An individual who is legally entitled to receive the periodic payments promised by an annuity investment or a pension is known as an annuitant. The annuitant cannot be a trust or a company and must only be a person. A person holding the contract, a living spouse or a legal beneficiary can be an annuitant.

Annuity payments can be made to a living or surviving spouse or to one or more beneficiaries. Periodic amounts to be paid are determined based on the contract owner’s current age and life expectancy and the age and life expectancies of the beneficiaries of the contract.

Annuity investments offer payouts either at proposed intervals or at the happening of a conditional event. The person who collects the payout is called an annuitant.

Normally, an annuity is meant to supplement the income of the contract holder after retirement. They are usually connected with the person’s pension plan. An annuity could also be a life insurance policy in which the beneficiary stands to benefit from a payout in case the contract holder dies.
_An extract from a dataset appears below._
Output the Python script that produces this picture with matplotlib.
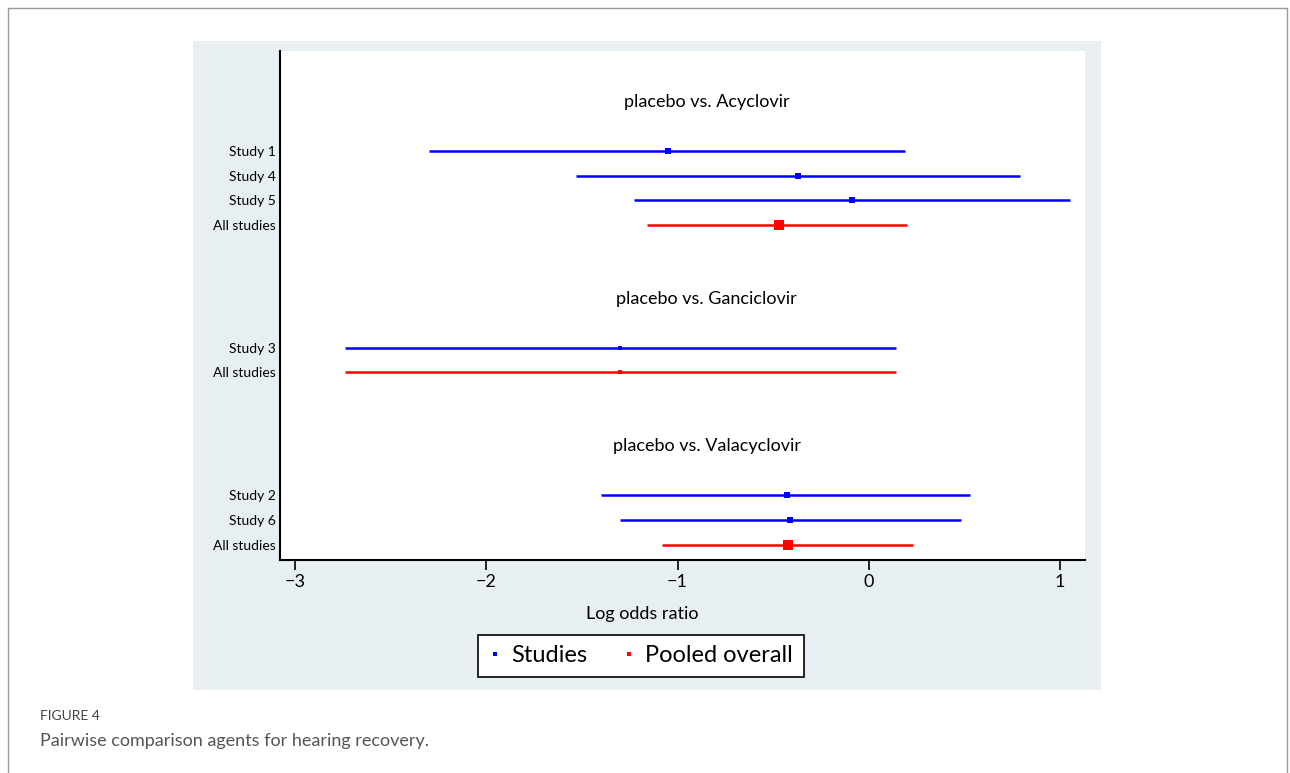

The amounts of the payments to be made are decided based on the sums that are invested and on the life expectancy of the annuitant. 

Understanding annuitant 

An annuity normally refers to a sum of money that is paid periodically as guaranteed income for life for a pre-decided number of years. A person who is entitled to collect these payments is called an annuitant. This person could be an investor who has paid money to an insurance company in return for a periodic supplement income for the rest of their retirement or a retired employee who is liable to get pension income. 

If the annuitant so wishes, they can arrange for the payments to be made to a beneficiary such as a living spouse as well. Additionally, the person who owns the annuity can name one or multiple annuitants, or even set up a joint annuity based on the terms of the annuity contract. 

The amounts to be paid out periodically are determined based on these criteria – the contract owner’s current age and life expectancy, and the age and life expectancies of the beneficiaries of the contract. Another variation of the annuity is one in which the term is for “life-plus”. In such an arrangement, the payments will be made during the lifetime of the annuitant and will then be transferred to their living spouse for a particular period. 

There are many types of annuities but all of them essentially combine into two major ones: 

Immediate annuity: In this option, the annuitant has to pay a lump sum amount of money upfront. The annuity will then make payments starting right away and lasting for the lifetime of the annuitant. 

Deferred annuity: In this variant, the annuitant deposits regular amounts of money for a specific period. The annuity will start making payments in return at some point in the future. This variant is normally used to serve as supplemental income during retirement. Most companies structure their retirement and pension plans this way. 

Are annuitants taxed? 

Yes, they are. Annuities are considered to be just like normal income and are, therefore, taxed accordingly. However, only the gain received by the annuitant is taxed and not the entire amount. If the person is getting this in the form of a pension, then, the entire annuity is taxed as regular income.